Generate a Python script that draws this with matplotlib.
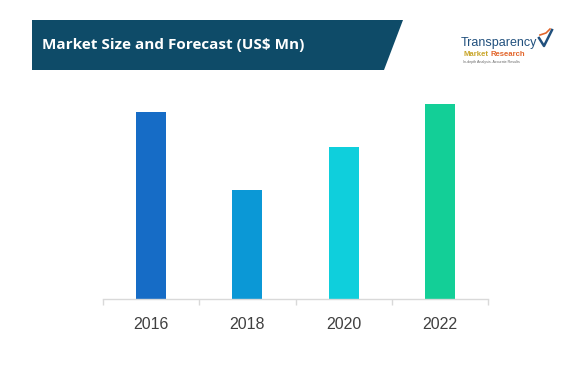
import matplotlib.pyplot as plt
from matplotlib.patches import Polygon
from matplotlib.lines import Line2D

# data (no axis scale shown, relative units)
years = ["2016", "2018", "2020", "2022"]
values = [187, 109, 152, 195]
bar_colors = ["#166cc6", "#0b98d6", "#0fcfdc", "#13cf97"]

title = "Market Size and Forecast (US$ Mn)"
banner_color = "#0e4b68"

W, H = 580, 392


def px(x, y):
    """pixel position (top-left origin) -> figure fraction"""
    return x / W, 1 - y / H


fig = plt.figure(figsize=(W / 100, H / 100), dpi=100)
fig.patch.set_facecolor("white")

# banner with slanted right edge
banner = Polygon([px(32, 20), px(403, 20), px(384, 70), px(32, 70)],
                 closed=True, transform=fig.transFigure,
                 facecolor=banner_color, edgecolor="none")
fig.patches.append(banner)
fig.text(*px(42, 45), title, color="white", fontsize=11.0, fontweight="bold",
         family="Open Sans", va="center", ha="left")

# logo
fig.text(*px(461, 43), "Transparency", color="#21507d", fontsize=9.0,
         family="Liberation Sans", va="center", ha="left")
fig.text(*px(463, 55), "Market", color="#c9a62b", fontsize=5.6,
         fontweight="bold", family="Liberation Sans", va="center", ha="left")
fig.text(*px(490.5, 55), "Research", color="#e2662c", fontsize=5.6,
         fontweight="bold", family="Liberation Sans", va="center", ha="left")
fig.text(*px(463, 62.5), "In-depth Analysis. Accurate Results", color="#666666",
         fontsize=2.6, family="Liberation Sans", va="center", ha="left")
cx, cy = zip(*[px(539, 38), px(544, 46), px(552, 30)])
fig.lines.append(Line2D(cx, cy, transform=fig.transFigure, color="#21507d", lw=1.8))
ox, oy = zip(*[px(540, 35), px(546, 33), px(550, 29)])
fig.lines.append(Line2D(ox, oy, transform=fig.transFigure, color="#e2662c", lw=1.2))

# bar chart
left, bottom = px(103, 299)
ax = fig.add_axes([left, bottom, 385 / W, 209 / H])
xpos = range(len(years))
ax.bar(xpos, values, width=0.31, color=bar_colors)
ax.set_xlim(-0.5, len(years) - 0.5)
ax.set_ylim(0, 209)

for side in ["top", "right", "left"]:
    ax.spines[side].set_visible(False)
ax.spines["bottom"].set_color("#d9d9d9")
ax.spines["bottom"].set_linewidth(1)
ax.set_yticks([])
ax.set_xticks(list(xpos))
ax.set_xticklabels(years, fontsize=11.5, color="#404040", family="Liberation Sans")
ax.tick_params(axis="x", which="major", length=0, pad=13)
ax.set_xticks([i - 0.5 for i in range(len(years) + 1)], minor=True)
ax.tick_params(axis="x", which="minor", length=4, color="#d9d9d9", width=1)
ax.set_facecolor("white")

fig.savefig("out.png", dpi=100, facecolor="white")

—————

## WORK INSTRUCTIONS
Return all of the data exactly as written, and drop the pictures.

## FULL SOLUTION
Generate a Python script that draws this with matplotlib.
import matplotlib.pyplot as plt
from matplotlib.patches import Polygon
from matplotlib.lines import Line2D

# data (no axis scale shown, relative units)
years = ["2016", "2018", "2020", "2022"]
values = [187, 109, 152, 195]
bar_colors = ["#166cc6", "#0b98d6", "#0fcfdc", "#13cf97"]

title = "Market Size and Forecast (US$ Mn)"
banner_color = "#0e4b68"

W, H = 580, 392


def px(x, y):
    """pixel position (top-left origin) -> figure fraction"""
    return x / W, 1 - y / H


fig = plt.figure(figsize=(W / 100, H / 100), dpi=100)
fig.patch.set_facecolor("white")

# banner with slanted right edge
banner = Polygon([px(32, 20), px(403, 20), px(384, 70), px(32, 70)],
                 closed=True, transform=fig.transFigure,
                 facecolor=banner_color, edgecolor="none")
fig.patches.append(banner)
fig.text(*px(42, 45), title, color="white", fontsize=11.0, fontweight="bold",
         family="Open Sans", va="center", ha="left")

# logo
fig.text(*px(461, 43), "Transparency", color="#21507d", fontsize=9.0,
         family="Liberation Sans", va="center", ha="left")
fig.text(*px(463, 55), "Market", color="#c9a62b", fontsize=5.6,
         fontweight="bold", family="Liberation Sans", va="center", ha="left")
fig.text(*px(490.5, 55), "Research", color="#e2662c", fontsize=5.6,
         fontweight="bold", family="Liberation Sans", va="center", ha="left")
fig.text(*px(463, 62.5), "In-depth Analysis. Accurate Results", color="#666666",
         fontsize=2.6, family="Liberation Sans", va="center", ha="left")
cx, cy = zip(*[px(539, 38), px(544, 46), px(552, 30)])
fig.lines.append(Line2D(cx, cy, transform=fig.transFigure, color="#21507d", lw=1.8))
ox, oy = zip(*[px(540, 35), px(546, 33), px(550, 29)])
fig.lines.append(Line2D(ox, oy, transform=fig.transFigure, color="#e2662c", lw=1.2))

# bar chart
left, bottom = px(103, 299)
ax = fig.add_axes([left, bottom, 385 / W, 209 / H])
xpos = range(len(years))
ax.bar(xpos, values, width=0.31, color=bar_colors)
ax.set_xlim(-0.5, len(years) - 0.5)
ax.set_ylim(0, 209)

for side in ["top", "right", "left"]:
    ax.spines[side].set_visible(False)
ax.spines["bottom"].set_color("#d9d9d9")
ax.spines["bottom"].set_linewidth(1)
ax.set_yticks([])
ax.set_xticks(list(xpos))
ax.set_xticklabels(years, fontsize=11.5, color="#404040", family="Liberation Sans")
ax.tick_params(axis="x", which="major", length=0, pad=13)
ax.set_xticks([i - 0.5 for i in range(len(years) + 1)], minor=True)
ax.tick_params(axis="x", which="minor", length=4, color="#d9d9d9", width=1)
ax.set_facecolor("white")

fig.savefig("out.png", dpi=100, facecolor="white")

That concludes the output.